--- GIVEN INFORMATION ---
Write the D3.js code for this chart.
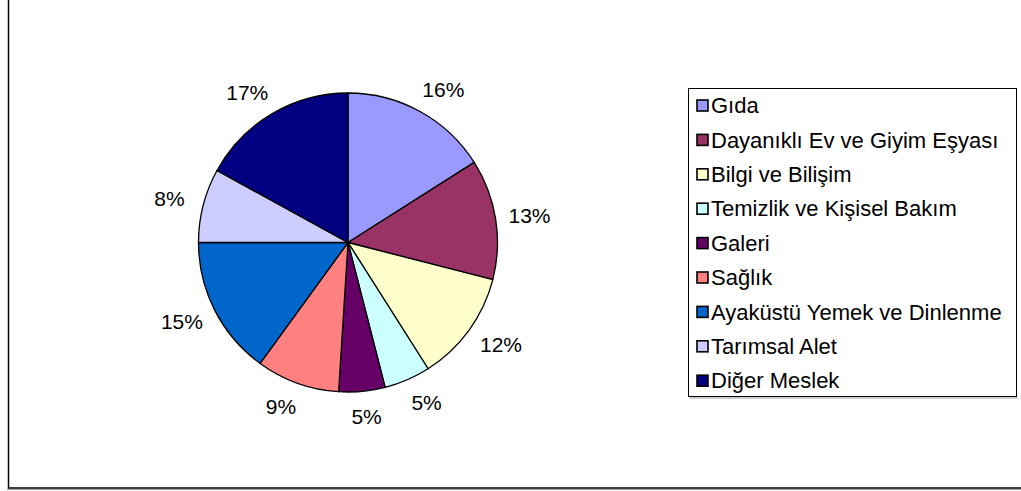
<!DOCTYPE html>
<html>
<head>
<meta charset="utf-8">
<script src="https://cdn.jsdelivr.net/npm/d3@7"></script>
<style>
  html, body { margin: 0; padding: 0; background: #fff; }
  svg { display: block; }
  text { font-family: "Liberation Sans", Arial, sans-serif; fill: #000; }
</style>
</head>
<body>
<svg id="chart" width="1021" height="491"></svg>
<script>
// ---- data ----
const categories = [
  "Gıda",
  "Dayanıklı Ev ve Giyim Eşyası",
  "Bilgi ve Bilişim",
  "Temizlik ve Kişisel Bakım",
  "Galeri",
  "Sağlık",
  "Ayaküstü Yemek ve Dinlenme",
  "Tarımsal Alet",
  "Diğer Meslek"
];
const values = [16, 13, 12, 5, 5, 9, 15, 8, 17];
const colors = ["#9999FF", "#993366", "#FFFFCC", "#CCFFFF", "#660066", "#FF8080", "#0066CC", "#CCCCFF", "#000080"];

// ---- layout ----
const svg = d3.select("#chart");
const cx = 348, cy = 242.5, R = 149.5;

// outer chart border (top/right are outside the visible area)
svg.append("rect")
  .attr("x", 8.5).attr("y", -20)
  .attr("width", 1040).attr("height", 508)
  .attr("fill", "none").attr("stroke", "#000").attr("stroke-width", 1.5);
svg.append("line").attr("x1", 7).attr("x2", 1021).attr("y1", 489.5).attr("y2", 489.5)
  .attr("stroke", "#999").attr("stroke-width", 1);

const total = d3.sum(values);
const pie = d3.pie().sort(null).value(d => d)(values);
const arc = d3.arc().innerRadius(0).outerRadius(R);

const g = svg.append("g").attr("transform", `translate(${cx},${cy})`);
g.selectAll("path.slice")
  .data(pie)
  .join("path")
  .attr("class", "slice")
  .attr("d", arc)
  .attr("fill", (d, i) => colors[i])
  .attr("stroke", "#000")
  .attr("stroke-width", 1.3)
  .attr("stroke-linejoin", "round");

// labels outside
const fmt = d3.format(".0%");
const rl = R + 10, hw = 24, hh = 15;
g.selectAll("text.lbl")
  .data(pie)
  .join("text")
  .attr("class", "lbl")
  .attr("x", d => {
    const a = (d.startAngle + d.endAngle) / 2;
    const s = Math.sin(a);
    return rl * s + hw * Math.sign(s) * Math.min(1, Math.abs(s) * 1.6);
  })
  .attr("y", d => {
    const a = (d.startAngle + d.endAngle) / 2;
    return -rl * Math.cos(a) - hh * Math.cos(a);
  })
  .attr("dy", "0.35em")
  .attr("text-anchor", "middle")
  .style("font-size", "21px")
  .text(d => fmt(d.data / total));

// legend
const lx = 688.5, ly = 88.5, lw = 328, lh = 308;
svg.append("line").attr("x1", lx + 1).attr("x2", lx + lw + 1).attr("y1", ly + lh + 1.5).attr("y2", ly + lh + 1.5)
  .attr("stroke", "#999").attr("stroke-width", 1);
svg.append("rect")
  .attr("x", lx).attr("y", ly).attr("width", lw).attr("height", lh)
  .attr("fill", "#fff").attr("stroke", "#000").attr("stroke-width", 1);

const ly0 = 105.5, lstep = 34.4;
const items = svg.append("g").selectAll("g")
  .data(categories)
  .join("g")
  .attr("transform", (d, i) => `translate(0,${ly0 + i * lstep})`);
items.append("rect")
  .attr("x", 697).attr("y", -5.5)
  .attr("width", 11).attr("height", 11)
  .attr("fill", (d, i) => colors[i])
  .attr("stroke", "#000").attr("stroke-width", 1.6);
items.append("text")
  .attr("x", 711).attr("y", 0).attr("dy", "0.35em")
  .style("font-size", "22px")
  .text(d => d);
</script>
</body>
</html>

--- EXERCISE DESCRIPTION ---
Please extract exactly the lines of the data, from the first through the line containing "const arc = d3.arc().innerRadius(0).outerRadius(R);", and add no pictures to the copy.

--- WRITTEN RESPONSE ---
Write the D3.js code for this chart.
<!DOCTYPE html>
<html>
<head>
<meta charset="utf-8">
<script src="https://cdn.jsdelivr.net/npm/d3@7"></script>
<style>
  html, body { margin: 0; padding: 0; background: #fff; }
  svg { display: block; }
  text { font-family: "Liberation Sans", Arial, sans-serif; fill: #000; }
</style>
</head>
<body>
<svg id="chart" width="1021" height="491"></svg>
<script>
// ---- data ----
const categories = [
  "Gıda",
  "Dayanıklı Ev ve Giyim Eşyası",
  "Bilgi ve Bilişim",
  "Temizlik ve Kişisel Bakım",
  "Galeri",
  "Sağlık",
  "Ayaküstü Yemek ve Dinlenme",
  "Tarımsal Alet",
  "Diğer Meslek"
];
const values = [16, 13, 12, 5, 5, 9, 15, 8, 17];
const colors = ["#9999FF", "#993366", "#FFFFCC", "#CCFFFF", "#660066", "#FF8080", "#0066CC", "#CCCCFF", "#000080"];

// ---- layout ----
const svg = d3.select("#chart");
const cx = 348, cy = 242.5, R = 149.5;

// outer chart border (top/right are outside the visible area)
svg.append("rect")
  .attr("x", 8.5).attr("y", -20)
  .attr("width", 1040).attr("height", 508)
  .attr("fill", "none").attr("stroke", "#000").attr("stroke-width", 1.5);
svg.append("line").attr("x1", 7).attr("x2", 1021).attr("y1", 489.5).attr("y2", 489.5)
  .attr("stroke", "#999").attr("stroke-width", 1);

const total = d3.sum(values);
const pie = d3.pie().sort(null).value(d => d)(values);
const arc = d3.arc().innerRadius(0).outerRadius(R);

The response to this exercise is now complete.